■ Set problem ■
Using the material below, work out how many lines contain the word "this". Reply with the number and nothing more.

■ Material provided ■
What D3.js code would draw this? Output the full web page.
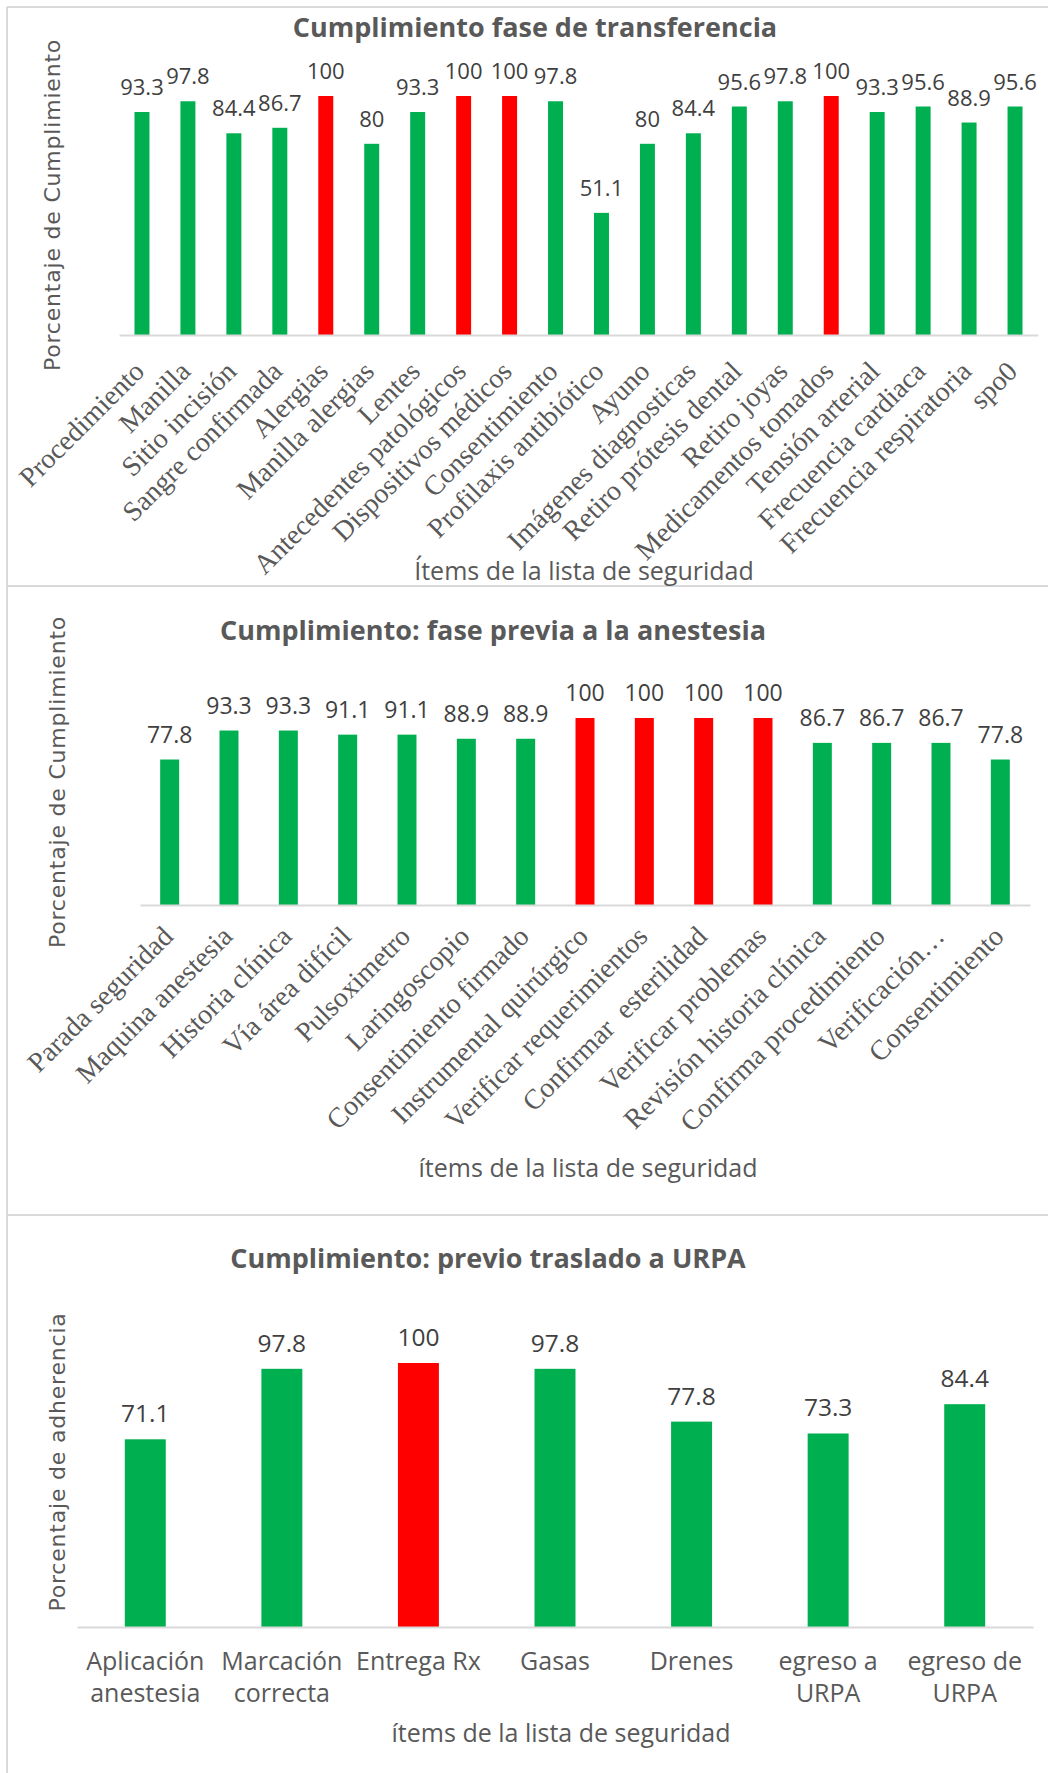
<!DOCTYPE html>
<html>
<head>
<meta charset="utf-8">
<script src="https://cdn.jsdelivr.net/npm/d3@7"></script>
<style>
  html, body { margin: 0; padding: 0; background: #fff; }
  svg text { white-space: pre; }
</style>
</head>
<body>
<div id="chart"></div>
<script>
// panel 1: fase de transferencia
const transfItems = [
  "Procedimiento", "Manilla", "Sitio incisión", "Sangre confirmada", "Alergias",
  "Manilla alergias", "Lentes", "Antecedentes patológicos", "Dispositivos médicos",
  "Consentimiento", "Profilaxis antibiótico", "Ayuno", "Imágenes diagnosticas",
  "Retiro prótesis dental", "Retiro joyas", "Medicamentos tomados", "Tensión arterial",
  "Frecuencia cardiaca", "Frecuencia respiratoria", "spo0"
];
const transfValues = [93.3, 97.8, 84.4, 86.7, 100, 80, 93.3, 100, 100, 97.8,
  51.1, 80, 84.4, 95.6, 97.8, 100, 93.3, 95.6, 88.9, 95.6];

// panel 2: fase previa a la anestesia
const previaItems = [
  "Parada seguridad", "Maquina anestesia", "Historia clínica", "Vía área difícil",
  "Pulsoximetro", "Laringoscopio", "Consentimiento firmado", "Instrumental quirúrgico",
  "Verificar requerimientos", "Confirmar  esterilidad", "Verificar problemas",
  "Revisión historia clínica", "Confirma procedimiento", "Verificación…", "Consentimiento"
];
const previaValues = [77.8, 93.3, 93.3, 91.1, 91.1, 88.9, 88.9, 100, 100, 100, 100,
  86.7, 86.7, 86.7, 77.8];

// panel 3: previo traslado a URPA (\n = line break in the label)
const urpaItems = [
  "Aplicación\nanestesia", "Marcación\ncorrecta", "Entrega Rx", "Gasas", "Drenes",
  "egreso a\nURPA", "egreso de\nURPA"
];
const urpaValues = [71.1, 97.8, 100, 97.8, 77.8, 73.3, 84.4];

const width = 1048;
const height = 1773;
const GREEN = "#00B050";
const RED = "#FF0000";
const GRID = "#d9d9d9";
const TXT = "#595959";

const svg = d3.select("#chart").append("svg")
  .attr("width", width)
  .attr("height", height);

// outer frame / separators
svg.append("line").attr("x1", 7).attr("x2", 7).attr("y1", 7).attr("y2", height)
  .attr("stroke", GRID).attr("stroke-width", 2);
for (const yy of [7, 586, 1215]) {
  svg.append("line").attr("x1", 7).attr("x2", width).attr("y1", yy).attr("y2", yy)
    .attr("stroke", GRID).attr("stroke-width", 2);
}

const panels = [
  {
    items: transfItems, values: transfValues,
    title: "Cumplimiento fase de transferencia", titleX: 535, titleY: 37,
    yTitle: "Porcentaje de Cumplimiento", yTitleX: 52, yTitleY: 205,
    xTitle: "Ítems de la lista de seguridad", xTitleX: 584, xTitleY: 580,
    x0: 119, x1: 1038, base: 335, top: 96, pad: 0.674,
    labelSize: 22, tickMode: "rot", tickSize: 28, tickDx: 4, tickDy: 38
  },
  {
    items: previaItems, values: previaValues,
    title: "Cumplimiento: fase previa a la anestesia", titleX: 493, titleY: 640,
    yTitle: "Porcentaje de Cumplimiento", yTitleX: 57, yTitleY: 782,
    xTitle: "ítems de la lista de seguridad", xTitleX: 588, xTitleY: 1177,
    x0: 140, x1: 1030, base: 905, top: 718, pad: 0.68,
    labelSize: 23, tickMode: "rot", tickSize: 28, tickDx: 5, tickDy: 33
  },
  {
    items: urpaItems, values: urpaValues,
    title: "Cumplimiento: previo traslado a URPA", titleX: 488, titleY: 1268,
    yTitle: "Porcentaje de adherencia", yTitleX: 57, yTitleY: 1462,
    xTitle: "ítems de la lista de seguridad", xTitleX: 561, xTitleY: 1742,
    x0: 77, x1: 1033, base: 1627, top: 1363, pad: 0.70,
    labelSize: 24.5, tickMode: "flat", tickSize: 25
  }
];

panels.forEach(drawPanel);

function drawPanel(p) {
  const g = svg.append("g");

  const x = d3.scaleBand().domain(p.items).range([p.x0, p.x1])
    .paddingInner(p.pad).paddingOuter(p.pad / 2);
  const y = d3.scaleLinear().domain([0, 100]).range([p.base, p.top]);

  // title
  g.append("text")
    .attr("x", p.titleX).attr("y", p.titleY)
    .attr("text-anchor", "middle")
    .attr("font-family", "'Open Sans', sans-serif")
    .attr("font-weight", 700)
    .attr("font-size", 27)
    .attr("fill", TXT)
    .text(p.title);

  // y title
  g.append("text")
    .attr("transform", `translate(${p.yTitleX},${p.yTitleY}) rotate(-90)`)
    .attr("text-anchor", "middle")
    .attr("dominant-baseline", "central")
    .attr("font-family", "'DejaVu Sans', sans-serif")
    .attr("font-size", 22)
    .attr("letter-spacing", 0.8)
    .attr("fill", TXT)
    .text(p.yTitle);

  // x title
  g.append("text")
    .attr("x", p.xTitleX).attr("y", p.xTitleY)
    .attr("text-anchor", "middle")
    .attr("font-family", "'Open Sans', sans-serif")
    .attr("font-size", 25)
    .attr("fill", TXT)
    .text(p.xTitle);

  const data = p.items.map((k, i) => ({ k, v: p.values[i] }));

  // bars
  g.selectAll(".bar").data(data).join("rect")
    .attr("class", "bar")
    .attr("x", d => x(d.k))
    .attr("width", x.bandwidth())
    .attr("y", d => y(d.v))
    .attr("height", d => y(0) - y(d.v))
    .attr("fill", d => d.v === 100 ? RED : GREEN);

  // axis line, no ticks
  const ax = g.append("g")
    .attr("transform", `translate(0,${p.base})`)
    .call(d3.axisBottom(x).tickSize(0).tickSizeOuter(0).tickFormat(""));
  ax.select(".domain").attr("stroke", GRID).attr("stroke-width", 2);
  ax.selectAll(".tick text").remove();

  // data labels
  g.selectAll(".lbl").data(data).join("text")
    .attr("class", "lbl")
    .attr("x", d => x(d.k) + x.bandwidth() / 2)
    .attr("y", d => y(d.v) - 17)
    .attr("text-anchor", "middle")
    .attr("font-family", "'Open Sans', sans-serif")
    .attr("font-size", p.labelSize)
    .attr("fill", "#404040")
    .text(d => d.v);

  // category labels
  if (p.tickMode === "rot") {
    g.selectAll(".cat").data(data).join("text")
      .attr("class", "cat")
      .attr("transform", d => `translate(${x(d.k) + x.bandwidth() / 2 + p.tickDx},${p.base + p.tickDy}) rotate(-45)`)
      .attr("text-anchor", "end")
      .attr("font-family", "'Liberation Serif', 'Times New Roman', serif")
      .attr("font-size", p.tickSize)
      .attr("fill", TXT)
      .text(d => d.k);
  } else {
    const cat = g.selectAll(".cat").data(data).join("text")
      .attr("class", "cat")
      .attr("text-anchor", "middle")
      .attr("font-family", "'Open Sans', sans-serif")
      .attr("font-size", p.tickSize)
      .attr("fill", TXT);
    cat.each(function (d) {
      const t = d3.select(this);
      d.k.split("\n").forEach((line, i) => {
        t.append("tspan")
          .attr("x", x(d.k) + x.bandwidth() / 2)
          .attr("y", p.base + 43 + i * 32)
          .text(line);
      });
    });
  }
}
</script>
</body>
</html>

■ Task response ■
2